# Mangled but not for long! What ship have I got?



## Anoura22 (Feb 26, 2012)

Hi! I found this mangled ship in a friends house and want to restore it. I've never done anything like this but want to soo much.
What have I got here? 
Any pointers of where to start?
Is it custom to use the same parts and fix them or replace them?
Should i strive to untangle it or cut them and run new lines?
Thanks 

Anoura


----------



## jamesgpobog (Feb 18, 2012)

Anoura22 said:


> Hi! I found this mangled ship in a friends house and want to restore it. I've never done anything like this but want to soo much.
> What have I got here?
> Any pointers of where to start?
> Is it custom to use the same parts and fix them or replace them?
> ...


Screw all that, I want to know why there's a badger in your house showing such interest in the model...


----------



## Gareth Jones (Jul 13, 2007)

jamesgpobog said:


> Screw all that, I want to know why there's a badger in your house showing such interest in the model...


(Applause)(LOL) Well spotted - but I dont think its a badger - having said that I don't now what it actually is - a dog ?


----------



## Satanic Mechanic (Feb 23, 2009)

Is that bloody Meerkat bottom left?

If it tells you it is 'simples' - i recommend a shotgun


----------



## jamesgpobog (Feb 18, 2012)

Satanic Mechanic said:


> Is that bloody Meerkat bottom left?
> 
> If it tells you it is 'simples' - i recommend a shotgun


I'm tellin' ya, it's a frikkin' badger.....


----------



## Satanic Mechanic (Feb 23, 2009)

jamesgpobog said:


> I'm tellin' ya, it's a frikkin' badger.....


meerkat


----------



## jamesgpobog (Feb 18, 2012)

Satanic Mechanic said:


> meerkat


I was gonna tell you how full of crap you are, but then I looked for Meerkats...


----------



## jg grant (Nov 22, 2007)

Hi A22. I think you should have a good look at it mate and see if it is accurate or just representative of a sailing ship. The rigging, I would say is definitely overscale so maybe it should be replaced. Good luck whatever you decide. Regards Ronnie


----------



## jamesgpobog (Feb 18, 2012)

But then again......


----------



## Satanic Mechanic (Feb 23, 2009)

jg grant said:


> Hi A22. I think you should have a good look at it mate and see if it is accurate or just representative of a sailing ship. The rigging, I would say is definitely overscale so maybe it should be replaced. Good luck whatever you decide. Regards Ronnie


Yeah yeah yeah ................................

Badger or Meerkat?


----------



## Satanic Mechanic (Feb 23, 2009)

jamesgpobog said:


> I was gonna tell you how full of crap you are, but then I looked for Meerkats...


simples


----------



## Anoura22 (Feb 26, 2012)

Oh that's my badger! Dogs are too needy. His names sarge. Yeah I though the rigging extensive. I Figured out its called the fragata.

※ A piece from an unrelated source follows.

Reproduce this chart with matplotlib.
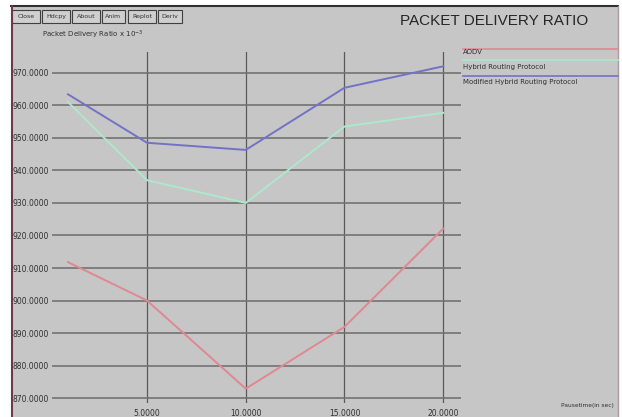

He's not a honey badger ,sadly this badger can't jump up and bite a cobras face off in a tree.


----------



## Satanic Mechanic (Feb 23, 2009)

Anoura22 said:


> Oh that's my badger. Dogs are too needy. His names sarge. Yeah I though the rigging extensive. I Figured out its called the fragata.


Damn - You win this one James

Got any more photos of sarge then


----------



## Anoura22 (Feb 26, 2012)

Mm that would involve going out to my car and that's the last place I want to be. You've never seen a badger before?


----------



## jamesgpobog (Feb 18, 2012)

Satanic Mechanic said:


> Damn - You win this one James
> 
> Got any more photos of sarge then


Ha! Told ya!(K)



> You've never seen a badger before?


Sure as hell not as a pet...


----------



## spongebob (Dec 11, 2007)

Hang on, it could be Cyril in drag.

Bob


----------



## Satanic Mechanic (Feb 23, 2009)

spongebob said:


> Hang on, it could be Cyril in drag.
> 
> Bob


Holleee rats with tails Spongebob - you could be right


----------



## jamesgpobog (Feb 18, 2012)

Satanic Mechanic said:


> Holleee rats with tails Spongebob - you could be right


What happens if I say 'Dime Bar' here?


----------



## Satanic Mechanic (Feb 23, 2009)

jamesgpobog said:


> What happens if I say 'Dime Bar' here?


Nothing - its not a time to say Dime Bar


----------



## jamesgpobog (Feb 18, 2012)

Satanic Mechanic said:


> Nothing - its not a time to say Dime Bar


Right. I think I was absent the day that stuff was covered...

I don't know who Cyril is either...


----------



## Satanic Mechanic (Feb 23, 2009)

jamesgpobog said:


> Right. I think I was absent the day that stuff was covered...
> 
> I don't know who Cyril is either...


Dime Bar


----------



## jamesgpobog (Feb 18, 2012)

Before I get 10 points taken from Gryfindor for thread hijacking, I better comment on the model ship.

IMHO, (and I know very little about these things) that model looks to me like what I would call a 'decorator' model. Not really a model of a known ship, just something to put on a shelf to look 'nautical'. The badger really looks like he's dead set on finding out though.


----------